F-35 testing continues to go well

One of the things that doesn't get the coverage it deserves is how well the F-35 is doing in testing - all variations.

Last year the program exceeded its cumulative 2011 flight test goals a month early and is ahead of plan for 2012. The F-35B was taken off probation and completed initial sea trials in fall of 2011 aboard the USS WASP doing a total of 72 Short Take-Offs (STOs) and 72 Vertical Landings (VLs) were completed during a 19 day period at sea.

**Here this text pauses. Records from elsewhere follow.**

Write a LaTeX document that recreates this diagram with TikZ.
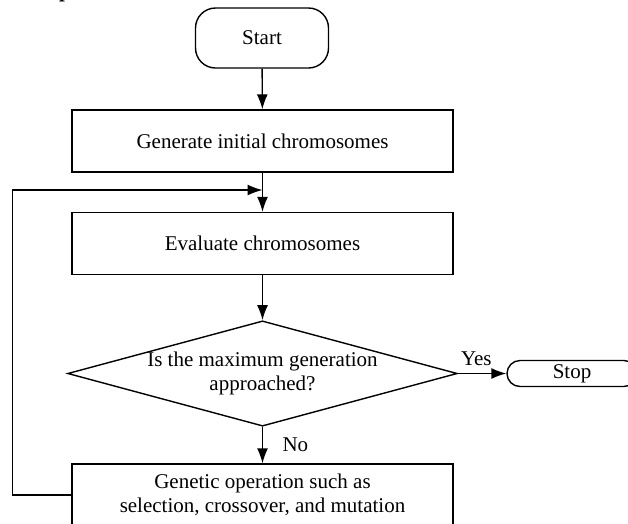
\documentclass[tikz,border=0pt]{standalone}
\usepackage{fontspec}
\setmainfont{Liberation Serif}
\usetikzlibrary{positioning,shapes.geometric,arrows.meta}
\tikzset{
    >={Latex[length=15pt,width=11pt]},
    terminal/.style={
        rectangle,
        rounded corners=13pt,
        draw, line width=1.4pt,
        inner ysep=2pt,
        text centered
    },
    procbox/.style={
        rectangle,
        draw, line width=1.4pt,
        minimum width=381pt,
        minimum height=62pt,
        align=center
    },
    decbox/.style={
        diamond,
        aspect=3.7,
        draw, line width=1.4pt,
        inner sep=0pt,
        minimum width=382pt,
        minimum height=103pt,
        align=center
    },
    line/.style={draw, line width=1.4pt, ->},
    font={\fontsize{21pt}{24pt}\selectfont},
}
\begin{document}
\begin{tikzpicture}[x=1pt, y=-1pt]
\useasboundingbox (0,0) rectangle (628,523);
\clip (0,0) rectangle (628,523);
\node(Frag) at (59,-3)[anchor=base west, inner sep=0pt, font=\bfseries\fontsize{21pt}{24pt}\selectfont]{p};
\node(Start) at (262,38)[terminal, rounded corners=20pt, minimum width=133pt, minimum height=60pt]{Start};
\node(Gen) at (262.5,141)[procbox]{Generate initial chromosomes};
\node(Eval) at (262.5,243.5)[procbox]{Evaluate chromosomes};
\node(Dec) at (262.5,373.5)[decbox]{Is the maximum generation\\approached?};
\node(Gop) at (262.5,495)[procbox]{Genetic operation such as\\selection, crossover, and mutation};
\node(Stop) at (572,373.5)[terminal, minimum width=130pt, minimum height=26pt]{Stop};
\coordinate(Loop) at (262.5,190);
\draw[line] (Start) -- (Gen);
\draw[line] (Gen) -- (Eval);
\draw[line] (Eval) -- (Dec);
\draw[line] (Dec) -- node[right=16pt]{No} (Gop);
\draw[line] (Dec.east) -- node[pos=0.38, above=4pt]{Yes} (Stop.west);
\draw[line] (Gop.west) -- ++(-59,0) |- (Loop);
\end{tikzpicture}
\end{document}
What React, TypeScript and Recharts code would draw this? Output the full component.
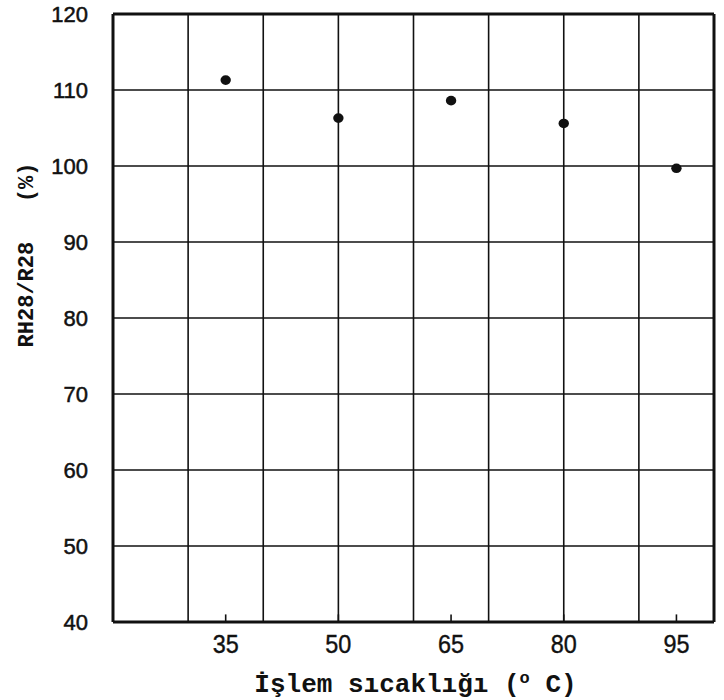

This year looks like much the same.  Through the first 4 months of 2012, the program continues to make significant progress:
Lockheed Martin’s F-35 Lightning II flight test program continues to make progress during the first four months of 2012. In March, the program completed 123 test flights totaling 223 flight hours, setting a record for the most System Development and Demonstration (SDD) flights and flight hours for a single month.
During the time period, the SDD fleet surpassed the 15,000 total test point threshold, completing approximately 25 percent of the SDD program’s entire requirement of more than 59,000 test points. Overall the F-35 test program remains ahead of the 2012 flight test plan, which calls for the accumulation of 1,001 test flights and 7,873 baseline test points as well as additional points beyond the original plan. 
Through April 30, the program completed 373 flights against a plan of 281and achieved 2,810 test points – 2,307 of which were baseline points earned against a plan of 2,151. At Eglin Air Force Base, Fla., 30 local area orientation flights were completed totaling 39.5 flight hours as progress toward F-35 pilot training checkout continues.
In addition to those milestone, the Block 2A software is nearing completion:

Another aspect of flight testing is the progressive check out of the latest version of mission system software known as Block 2A. To date, more than 90 percent of Block 2A airborne software code is complete with more than 85 percent of that code currently being flight or lab tested. Block 2A flight test is being conducted at Edwards AFB and will continue through this year. Block 2A is scheduled for “ready for training” in the summer of 2013.

The obvious point being that with the completion of the latest block of mission software, pilots can begin training on it by next summer.

Finally, the F-35 helmet appears to have a fix as revealed by VADM Venlet in Senate testimony yesterday. The problem has been jitter and lag time issues:
A “micro-inertial measurement unit” is expected to fix the jitter, while “signal processing changes in the software and the architecture” could fix the lag, Vice Adm. David Venlet, the F-35 program manager said after testifying at a May 8 U.S. Senate hearing.
All good, all demonstrating a fighter headed down the right runway and beginning to test out the way developers thought she would.